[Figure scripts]
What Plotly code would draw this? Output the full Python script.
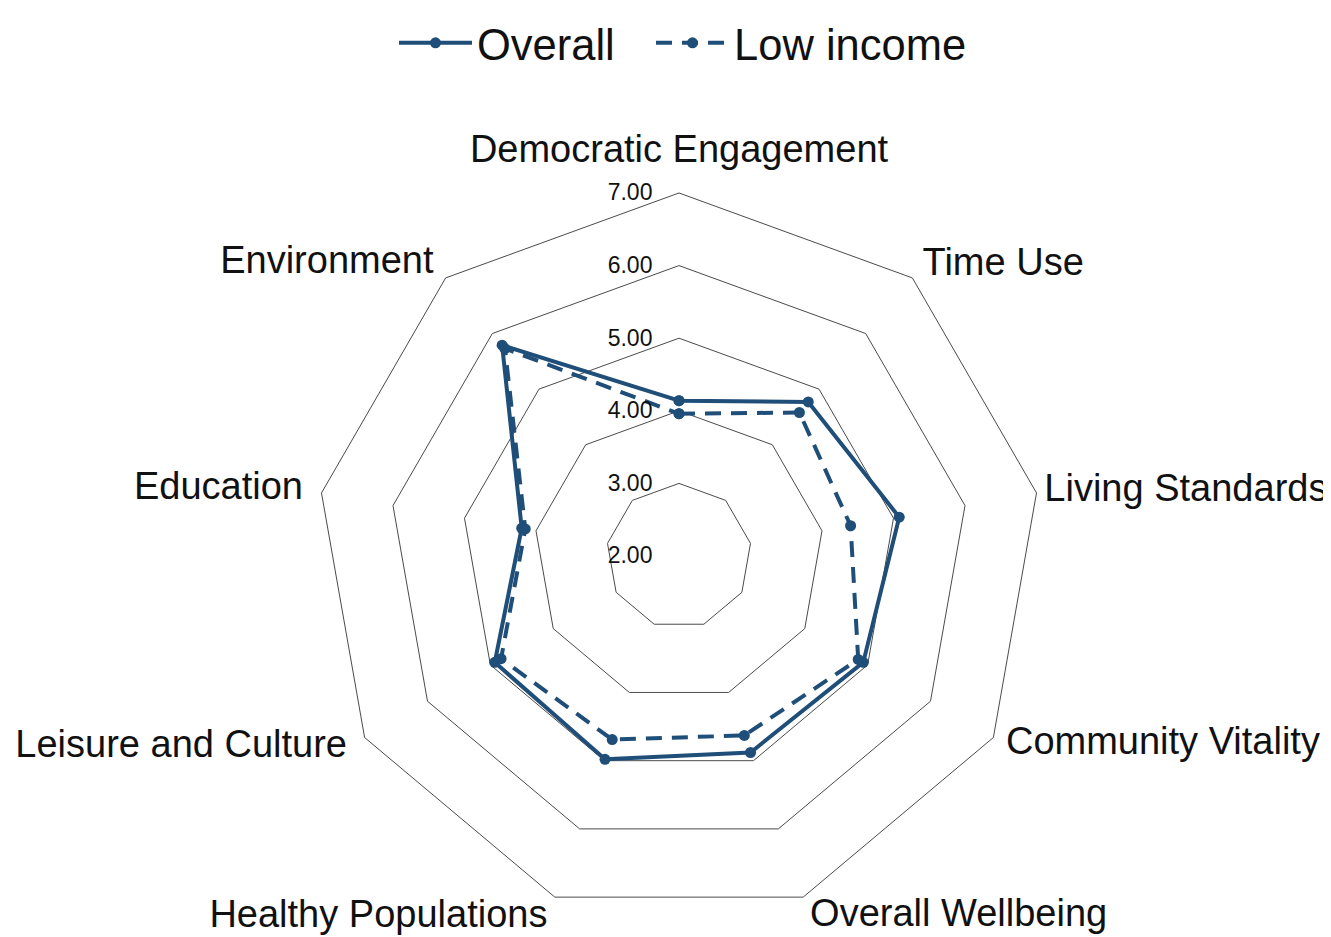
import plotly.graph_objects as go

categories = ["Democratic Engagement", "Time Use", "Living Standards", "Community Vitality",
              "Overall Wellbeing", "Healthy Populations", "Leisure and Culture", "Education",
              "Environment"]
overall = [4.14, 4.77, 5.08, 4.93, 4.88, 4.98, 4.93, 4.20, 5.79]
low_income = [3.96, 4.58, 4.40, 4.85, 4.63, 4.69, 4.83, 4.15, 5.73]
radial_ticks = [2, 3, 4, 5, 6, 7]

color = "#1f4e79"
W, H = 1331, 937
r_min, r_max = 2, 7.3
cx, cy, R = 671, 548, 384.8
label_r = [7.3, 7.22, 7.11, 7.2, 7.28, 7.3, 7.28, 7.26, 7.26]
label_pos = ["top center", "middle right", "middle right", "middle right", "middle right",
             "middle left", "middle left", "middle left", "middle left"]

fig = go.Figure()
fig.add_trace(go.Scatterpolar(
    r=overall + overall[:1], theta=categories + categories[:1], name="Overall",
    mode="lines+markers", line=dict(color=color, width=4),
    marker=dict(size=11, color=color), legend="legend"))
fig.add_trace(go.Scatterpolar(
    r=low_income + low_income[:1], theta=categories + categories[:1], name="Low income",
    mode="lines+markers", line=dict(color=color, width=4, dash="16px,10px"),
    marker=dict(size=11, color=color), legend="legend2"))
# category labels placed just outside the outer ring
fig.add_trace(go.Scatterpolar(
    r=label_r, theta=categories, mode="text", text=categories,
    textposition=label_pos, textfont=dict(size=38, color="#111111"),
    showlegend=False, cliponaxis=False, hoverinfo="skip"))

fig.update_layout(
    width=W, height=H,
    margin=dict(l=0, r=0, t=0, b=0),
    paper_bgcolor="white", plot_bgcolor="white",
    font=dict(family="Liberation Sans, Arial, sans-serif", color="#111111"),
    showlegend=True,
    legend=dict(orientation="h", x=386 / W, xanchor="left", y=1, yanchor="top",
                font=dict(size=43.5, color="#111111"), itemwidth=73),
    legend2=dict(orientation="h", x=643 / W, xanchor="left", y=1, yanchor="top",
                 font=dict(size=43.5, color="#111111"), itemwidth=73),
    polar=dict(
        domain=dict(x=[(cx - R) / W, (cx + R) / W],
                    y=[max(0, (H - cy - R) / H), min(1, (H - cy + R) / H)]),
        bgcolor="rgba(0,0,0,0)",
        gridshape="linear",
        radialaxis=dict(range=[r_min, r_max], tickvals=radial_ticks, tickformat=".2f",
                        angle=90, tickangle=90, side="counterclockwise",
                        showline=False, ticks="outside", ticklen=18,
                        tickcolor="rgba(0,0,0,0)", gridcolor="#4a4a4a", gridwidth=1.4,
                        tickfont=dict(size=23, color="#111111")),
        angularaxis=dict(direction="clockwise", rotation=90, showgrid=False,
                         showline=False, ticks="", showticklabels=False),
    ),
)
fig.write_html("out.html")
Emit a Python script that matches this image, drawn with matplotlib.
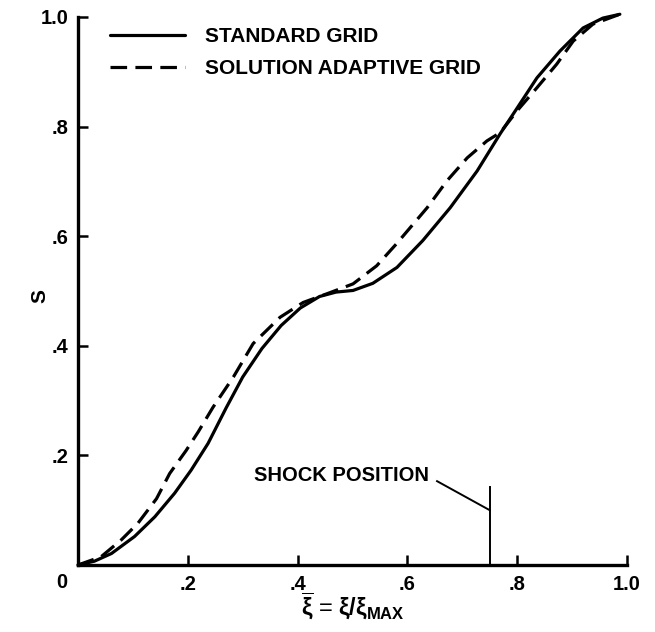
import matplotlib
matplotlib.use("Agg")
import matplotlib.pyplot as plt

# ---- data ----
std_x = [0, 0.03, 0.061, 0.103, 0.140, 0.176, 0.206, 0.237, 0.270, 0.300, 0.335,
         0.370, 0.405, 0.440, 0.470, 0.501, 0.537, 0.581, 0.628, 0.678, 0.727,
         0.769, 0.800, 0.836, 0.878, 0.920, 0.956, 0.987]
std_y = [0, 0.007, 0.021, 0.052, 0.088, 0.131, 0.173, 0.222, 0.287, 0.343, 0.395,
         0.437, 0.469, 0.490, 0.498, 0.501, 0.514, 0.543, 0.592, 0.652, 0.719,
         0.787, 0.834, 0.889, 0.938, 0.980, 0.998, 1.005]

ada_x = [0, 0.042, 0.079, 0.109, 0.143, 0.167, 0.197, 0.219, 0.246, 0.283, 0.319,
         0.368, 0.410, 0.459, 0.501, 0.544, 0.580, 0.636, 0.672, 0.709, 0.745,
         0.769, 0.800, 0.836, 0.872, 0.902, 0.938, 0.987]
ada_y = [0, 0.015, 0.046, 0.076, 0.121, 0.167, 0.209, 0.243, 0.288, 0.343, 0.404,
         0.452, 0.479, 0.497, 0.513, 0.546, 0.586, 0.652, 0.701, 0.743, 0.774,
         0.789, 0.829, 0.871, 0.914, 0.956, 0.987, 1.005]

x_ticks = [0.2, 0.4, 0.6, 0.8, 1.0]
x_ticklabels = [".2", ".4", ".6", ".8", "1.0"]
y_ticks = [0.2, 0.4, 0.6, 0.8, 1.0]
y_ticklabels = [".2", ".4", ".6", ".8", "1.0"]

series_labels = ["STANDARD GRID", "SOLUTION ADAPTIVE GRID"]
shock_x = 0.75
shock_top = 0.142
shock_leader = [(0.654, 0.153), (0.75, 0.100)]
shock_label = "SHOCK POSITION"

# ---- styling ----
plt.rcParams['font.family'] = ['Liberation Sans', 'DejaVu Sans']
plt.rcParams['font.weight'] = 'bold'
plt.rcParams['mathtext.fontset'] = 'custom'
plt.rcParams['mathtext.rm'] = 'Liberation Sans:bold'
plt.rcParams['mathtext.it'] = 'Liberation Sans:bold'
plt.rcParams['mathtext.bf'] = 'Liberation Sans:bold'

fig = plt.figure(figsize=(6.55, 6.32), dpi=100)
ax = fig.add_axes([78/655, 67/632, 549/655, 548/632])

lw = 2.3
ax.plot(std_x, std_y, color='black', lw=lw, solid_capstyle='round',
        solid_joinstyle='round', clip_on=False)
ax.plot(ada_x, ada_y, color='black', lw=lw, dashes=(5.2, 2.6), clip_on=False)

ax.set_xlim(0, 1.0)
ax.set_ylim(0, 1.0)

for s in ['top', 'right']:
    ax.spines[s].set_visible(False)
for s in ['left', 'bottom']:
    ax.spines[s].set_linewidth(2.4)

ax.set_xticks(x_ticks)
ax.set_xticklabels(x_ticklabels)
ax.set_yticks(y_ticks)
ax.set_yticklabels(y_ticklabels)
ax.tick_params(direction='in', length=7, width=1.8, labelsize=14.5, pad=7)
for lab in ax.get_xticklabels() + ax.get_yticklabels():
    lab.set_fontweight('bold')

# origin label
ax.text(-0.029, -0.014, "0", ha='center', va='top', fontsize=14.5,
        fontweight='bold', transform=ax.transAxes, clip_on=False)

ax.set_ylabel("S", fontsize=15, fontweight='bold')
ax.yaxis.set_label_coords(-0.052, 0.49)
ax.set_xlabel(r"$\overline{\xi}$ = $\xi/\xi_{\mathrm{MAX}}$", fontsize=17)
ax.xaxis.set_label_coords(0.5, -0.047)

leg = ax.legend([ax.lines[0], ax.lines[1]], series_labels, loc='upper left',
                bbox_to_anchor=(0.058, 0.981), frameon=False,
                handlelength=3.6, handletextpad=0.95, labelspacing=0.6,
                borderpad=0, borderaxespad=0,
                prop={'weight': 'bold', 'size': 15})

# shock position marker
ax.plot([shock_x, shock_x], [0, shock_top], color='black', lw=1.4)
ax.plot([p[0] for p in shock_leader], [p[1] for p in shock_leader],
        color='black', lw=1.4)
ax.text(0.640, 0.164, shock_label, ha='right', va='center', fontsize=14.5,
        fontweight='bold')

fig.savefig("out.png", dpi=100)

**PROBLEM**
Your first line is the one with "Emit a Python", and your last is the one with "plt.rcParams['mathtext.bf'] = 'Liberation". Copy those and every line between them exactly, without any pictures.

**OUTPUT OF THE TASK**
Emit a Python script that matches this image, drawn with matplotlib.
import matplotlib
matplotlib.use("Agg")
import matplotlib.pyplot as plt

# ---- data ----
std_x = [0, 0.03, 0.061, 0.103, 0.140, 0.176, 0.206, 0.237, 0.270, 0.300, 0.335,
         0.370, 0.405, 0.440, 0.470, 0.501, 0.537, 0.581, 0.628, 0.678, 0.727,
         0.769, 0.800, 0.836, 0.878, 0.920, 0.956, 0.987]
std_y = [0, 0.007, 0.021, 0.052, 0.088, 0.131, 0.173, 0.222, 0.287, 0.343, 0.395,
         0.437, 0.469, 0.490, 0.498, 0.501, 0.514, 0.543, 0.592, 0.652, 0.719,
         0.787, 0.834, 0.889, 0.938, 0.980, 0.998, 1.005]

ada_x = [0, 0.042, 0.079, 0.109, 0.143, 0.167, 0.197, 0.219, 0.246, 0.283, 0.319,
         0.368, 0.410, 0.459, 0.501, 0.544, 0.580, 0.636, 0.672, 0.709, 0.745,
         0.769, 0.800, 0.836, 0.872, 0.902, 0.938, 0.987]
ada_y = [0, 0.015, 0.046, 0.076, 0.121, 0.167, 0.209, 0.243, 0.288, 0.343, 0.404,
         0.452, 0.479, 0.497, 0.513, 0.546, 0.586, 0.652, 0.701, 0.743, 0.774,
         0.789, 0.829, 0.871, 0.914, 0.956, 0.987, 1.005]

x_ticks = [0.2, 0.4, 0.6, 0.8, 1.0]
x_ticklabels = [".2", ".4", ".6", ".8", "1.0"]
y_ticks = [0.2, 0.4, 0.6, 0.8, 1.0]
y_ticklabels = [".2", ".4", ".6", ".8", "1.0"]

series_labels = ["STANDARD GRID", "SOLUTION ADAPTIVE GRID"]
shock_x = 0.75
shock_top = 0.142
shock_leader = [(0.654, 0.153), (0.75, 0.100)]
shock_label = "SHOCK POSITION"

# ---- styling ----
plt.rcParams['font.family'] = ['Liberation Sans', 'DejaVu Sans']
plt.rcParams['font.weight'] = 'bold'
plt.rcParams['mathtext.fontset'] = 'custom'
plt.rcParams['mathtext.rm'] = 'Liberation Sans:bold'
plt.rcParams['mathtext.it'] = 'Liberation Sans:bold'
plt.rcParams['mathtext.bf'] = 'Liberation Sans:bold'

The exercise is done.